O ressurgimento do populismo de esquerda e de direita observado durante os últimos anos está muito mais vinculado ao empobrecimento derivado da crise econômica de 2008 (causada pela expansão artificial do crédito comandada pelos Bancos Centrais), à imigração muçulmana e a uma reação à cultura do politicamente correto do que ao processo de globalização econômica das últimas décadas. (Qual era a força desses movimentos populistas em 2007, quando o gráfico do elefante de Milanovic já havia computado todos os efeitos da globalização?).
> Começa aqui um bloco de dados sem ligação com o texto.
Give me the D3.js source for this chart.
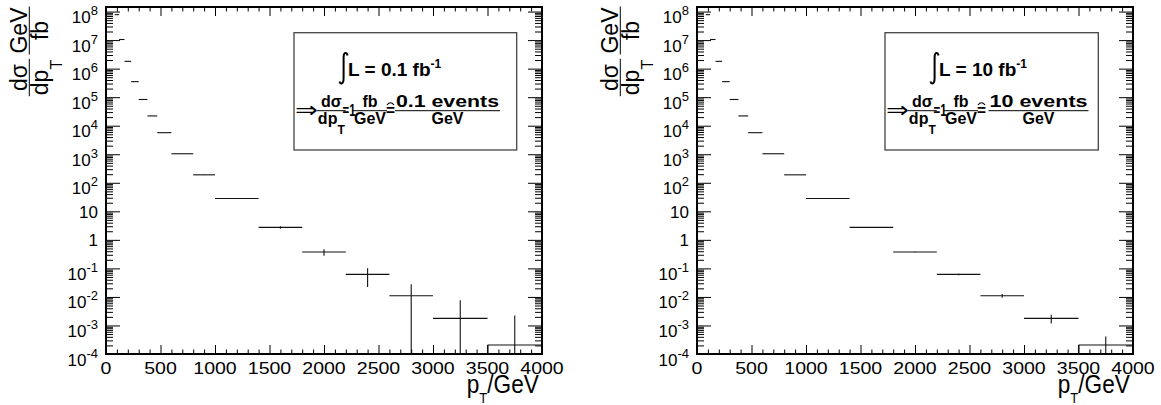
<!DOCTYPE html>
<html><head><meta charset="utf-8">
<script src="https://cdn.jsdelivr.net/npm/d3@7"></script>
<style>html,body{margin:0;padding:0;background:#fff;} svg{display:block;}</style>
</head><body>
<svg id="c" width="1161" height="405"></svg>
<script>
// ---- data ----
const binEdges = [80, 120, 170, 230, 300, 380, 470, 600, 800, 1000, 1400, 1800, 2200, 2600, 3000, 3500, 4000];
const crossSection = [7.8e7, 1.05e7, 1.8e6, 3.5e5, 8.3e4, 2.2e4, 5.7e3, 1040, 190, 28, 2.73, 0.375, 0.0616, 0.011, 0.00177, 2.07e-4];
const errLumi01 = [4416, 1449, 548, 224, 102, 49.4, 20.9, 7.2, 3.08, 0.837, 0.261, 0.0968, 0.0392, 0.0166, 0.00595, 0.00204];
const errLumi10 = [441.6, 144.9, 54.8, 22.4, 10.2, 4.94, 2.09, 0.72, 0.308, 0.0837, 0.0261, 0.00968, 0.00392, 0.00166, 0.000595, 0.000204];
const xTickValues = [0, 500, 1000, 1500, 2000, 2500, 3000, 3500, 4000];
const xTickLabels = ["0", "500", "1000", "1500", "2000", "2500", "3000", "3500", "4000"];
const yTickExponents = [-4, -3, -2, -1, 0, 1, 2, 3, 4, 5, 6, 7, 8];
const lumiLabels = ["0.1", "10"];
const eventLabels = ["0.1 events", "10 events"];

// ---- layout ----
const svg = d3.select("#c");
const FONT = "'Liberation Sans', Arial, Helvetica, sans-serif";
const TOP = 7, BOTTOM = 354;
const panels = [
  {left: 106, right: 542, err: errLumi01, lumi: lumiLabels[0], events: eventLabels[0], boxW: 222.7, evW: 103},
  {left: 697, right: 1133, err: errLumi10, lumi: lumiLabels[1], events: eventLabels[1], boxW: 213.3, evW: 98}
];

function fraction(parent, o) {
  const gg = parent.append("g").attr("transform", `translate(${o.cx},${o.cy}) rotate(${o.rot || 0})`);
  const nt = gg.append("text").attr("text-anchor", "middle").attr("y", o.numOff)
    .attr("font-size", o.numFs || o.fs).attr("font-weight", o.weight || "normal").attr("font-family", FONT).text(o.num);
  if (o.numLen) nt.attr("textLength", o.numLen).attr("lengthAdjust", "spacingAndGlyphs");
  const dt = gg.append("text").attr("text-anchor", "middle").attr("y", o.denOff)
    .attr("font-size", o.fs).attr("font-weight", o.weight || "normal").attr("font-family", FONT);
  dt.append("tspan").text(o.den);
  if (o.sub) dt.append("tspan").attr("font-size", o.subFs).attr("dy", o.subDy).text(o.sub);
  const nw = o.numLen || nt.node().getComputedTextLength();
  const w = Math.max(nw, dt.node().getComputedTextLength()) + 2;
  gg.append("line").attr("x1", -w / 2).attr("x2", w / 2).attr("y1", 0).attr("y2", 0)
    .attr("stroke", "#000").attr("stroke-width", 1);
}

function drawPanel(p) {
  const g = svg.append("g");
  const off = p.left - 106;
  const x = d3.scaleLinear().domain([0, 4000]).range([p.left, p.right]);
  const y = d3.scaleLog().domain([1e-4, Math.pow(10, 8.16)]).range([BOTTOM, TOP]);

  const yMajor = yTickExponents.map(e => Math.pow(10, e));
  const yMinor = [];
  yTickExponents.forEach(e => { for (let m = 2; m <= 9; m++) { const v = m * Math.pow(10, e); if (v <= y.domain()[1]) yMinor.push(v); } });
  const xMinor = d3.range(0, 4001, 100).filter(v => v % 500 !== 0);

  function axis(gen, vals, size, tr) {
    const a = g.append("g").attr("transform", tr)
      .call(gen.tickValues(vals).tickSizeInner(-size).tickSizeOuter(0).tickFormat(""));
    a.select(".domain").remove();
    a.selectAll("line").attr("stroke", "#000").attr("stroke-width", 1);
  }
  axis(d3.axisBottom(x), xTickValues, 9, `translate(0,${BOTTOM})`);
  axis(d3.axisBottom(x), xMinor, 4.5, `translate(0,${BOTTOM})`);
  axis(d3.axisTop(x), xTickValues, 9, `translate(0,${TOP})`);
  axis(d3.axisTop(x), xMinor, 4.5, `translate(0,${TOP})`);
  axis(d3.axisLeft(y), yMajor, 14, `translate(${p.left},0)`);
  axis(d3.axisLeft(y), yMinor, 7, `translate(${p.left},0)`);
  axis(d3.axisRight(y), yMajor, 14, `translate(${p.right},0)`);
  axis(d3.axisRight(y), yMinor, 7, `translate(${p.right},0)`);

  // data
  const bins = crossSection.map((v, i) => ({lo: binEdges[i], hi: binEdges[i + 1], v, e: p.err[i]}));
  const dg = g.append("g").attr("stroke", "#111").attr("stroke-width", 1.1);
  dg.selectAll(".h").data(bins).join("line").attr("class", "h")
    .attr("x1", d => x(d.lo)).attr("x2", d => x(d.hi))
    .attr("y1", d => y(d.v)).attr("y2", d => y(d.v));
  dg.selectAll(".e").data(bins).join("line").attr("class", "e")
    .attr("x1", d => x((d.lo + d.hi) / 2)).attr("x2", d => x((d.lo + d.hi) / 2))
    .attr("y1", d => Math.max(TOP, y(d.v + d.e)))
    .attr("y2", d => (d.v - d.e > 1e-4) ? y(d.v - d.e) : BOTTOM);
  const last = bins[bins.length - 1];
  dg.append("line").attr("x1", x(last.lo)).attr("x2", x(last.lo)).attr("y1", y(last.v)).attr("y2", BOTTOM);

  // frame
  g.append("rect").attr("x", p.left).attr("y", TOP).attr("width", p.right - p.left).attr("height", BOTTOM - TOP)
    .attr("fill", "none").attr("stroke", "#000").attr("stroke-width", 2);

  // y tick labels
  yTickExponents.forEach(e => {
    const ty = y(Math.pow(10, e));
    const t = g.append("text").attr("x", p.left - 8).attr("text-anchor", "end")
      .attr("font-family", FONT).attr("font-size", 17).attr("fill", "#000");
    if (e === 0) t.attr("y", ty + 6.5).text("1");
    else if (e === 1) t.attr("y", ty + 6.5).text("10");
    else {
      t.attr("y", ty + 11.5);
      t.append("tspan").text("10");
      t.append("tspan").attr("dy", -8).attr("font-size", 13).text(String(e));
    }
  });

  // x tick labels
  xTickValues.forEach((v, i) => {
    g.append("text").attr("transform", `translate(${x(v)},374) scale(1.15,1)`)
      .attr("text-anchor", "middle").attr("font-family", FONT).attr("font-size", 17).text(xTickLabels[i]);
  });

  // x title
  const xt = g.append("text").attr("transform", `translate(${p.left + 360.7},392.5) scale(0.87,1)`)
    .attr("font-family", FONT).attr("font-size", 26);
  xt.append("tspan").text("p");
  xt.append("tspan").attr("font-size", 15).attr("dy", 10).text("T");
  xt.append("tspan").attr("dy", -10).text("/GeV");

  // y title
  fraction(g, {cx: 29.3 + off, cy: 77.5, rot: -90, num: "dσ", den: "dp", sub: "T", fs: 23, subFs: 16,
    numOff: -2.8, denOff: 18.7, subDy: 13.7});
  fraction(g, {cx: 29.3 + off, cy: 30.5, rot: -90, num: "GeV", den: "fb", fs: 23,
    numOff: -2.8, denOff: 18.7});

  // legend box
  const L = p.left + 188;
  const lg = g.append("g");
  lg.append("rect").attr("x", L).attr("y", 32.7).attr("width", p.boxW).attr("height", 117.3)
    .attr("fill", "#fff").attr("stroke", "#444").attr("stroke-width", 1.3);
  lg.append("path")
    .attr("d", `M${L + 53.5},55.5 Q${L + 52.8},52.6 ${L + 51.2},53 Q${L + 49.6},53.5 ${L + 49.6},58 L${L + 49.6},78 Q${L + 49.6},83 ${L + 47.6},83.5 Q${L + 46},83.6 ${L + 45.5},81.5`)
    .attr("fill", "none").attr("stroke", "#000").attr("stroke-width", 2);
  const l1 = lg.append("text").attr("x", L + 54).attr("y", 76).attr("font-family", FONT)
    .attr("font-weight", "bold").attr("font-size", 19);
  l1.append("tspan").text(`L = ${p.lumi} fb`);
  l1.append("tspan").attr("dy", -8).attr("font-size", 12).text("-1");

  lg.append("text").attr("x", L + 1).attr("y", 117).attr("font-family", "'DejaVu Sans'")
    .attr("font-size", 21).attr("textLength", 23).attr("lengthAdjust", "spacingAndGlyphs").text("⇒");
  fraction(lg, {cx: L + 37.3, cy: 110.7, num: "dσ", den: "dp", sub: "T", fs: 16, subFs: 12,
    numOff: -3.4, denOff: 13, subDy: 10, weight: "bold"});
  lg.append("text").attr("x", L + 48.5).attr("y", 116).attr("font-family", FONT).attr("font-weight", "bold")
    .attr("font-size", 16).attr("textLength", 13).attr("lengthAdjust", "spacingAndGlyphs").text("=1");
  fraction(lg, {cx: L + 76, cy: 110.7, num: "fb", den: "GeV", fs: 16,
    numOff: -3.4, denOff: 13, weight: "bold"});
  lg.append("text").attr("x", L + 92).attr("y", 116).attr("font-family", FONT).attr("font-weight", "bold")
    .attr("font-size", 16).attr("textLength", 9).attr("lengthAdjust", "spacingAndGlyphs").text("=");
  lg.append("path").attr("d", `M${L + 93},105 Q${L + 96.5},100.5 ${L + 100},105`)
    .attr("fill", "none").attr("stroke", "#000").attr("stroke-width", 1.2);
  fraction(lg, {cx: L + 153.5, cy: 110.7, num: p.events, den: "GeV", fs: 16, numFs: 17, numLen: p.evW,
    numOff: -3.4, denOff: 13, weight: "bold"});
}

panels.forEach(drawPanel);
</script>
</body></html>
Por fim, vale apontar uma incoerência da esquerda populista dos países ricos: segundo ela, o processo globalizador, não obstante tenha tirado mais de 4 bilhões de pessoas da pobreza, é algo negativo e deve ser interrompido apenas porque prejudica os ganhos de alguns industriais da classe média dos países ricos.
Felizmente, e como acabamos de demonstrar, nem mesmo este raciocínio procede, uma vez que a renda da classe média dos países ricos ocidentais não apenas não se estancou durante os últimos 30 anos de globalização, como ainda cresceu mais de 40% (gráfico 3).
Era de se esperar que a esquerda defendesse com vigor um processo que, como ela própria reconhece, retirou 4 bilhões de pessoas da pobreza.
Infelizmente, o mundo está ficando cada vez mais dividido entre o socialismo nacionalista e o nacionalismo mercantilista. A direita populista não é filha da globalização: em parte, ela é filha das mentiras que a esquerda populista inventou sobre a globalização.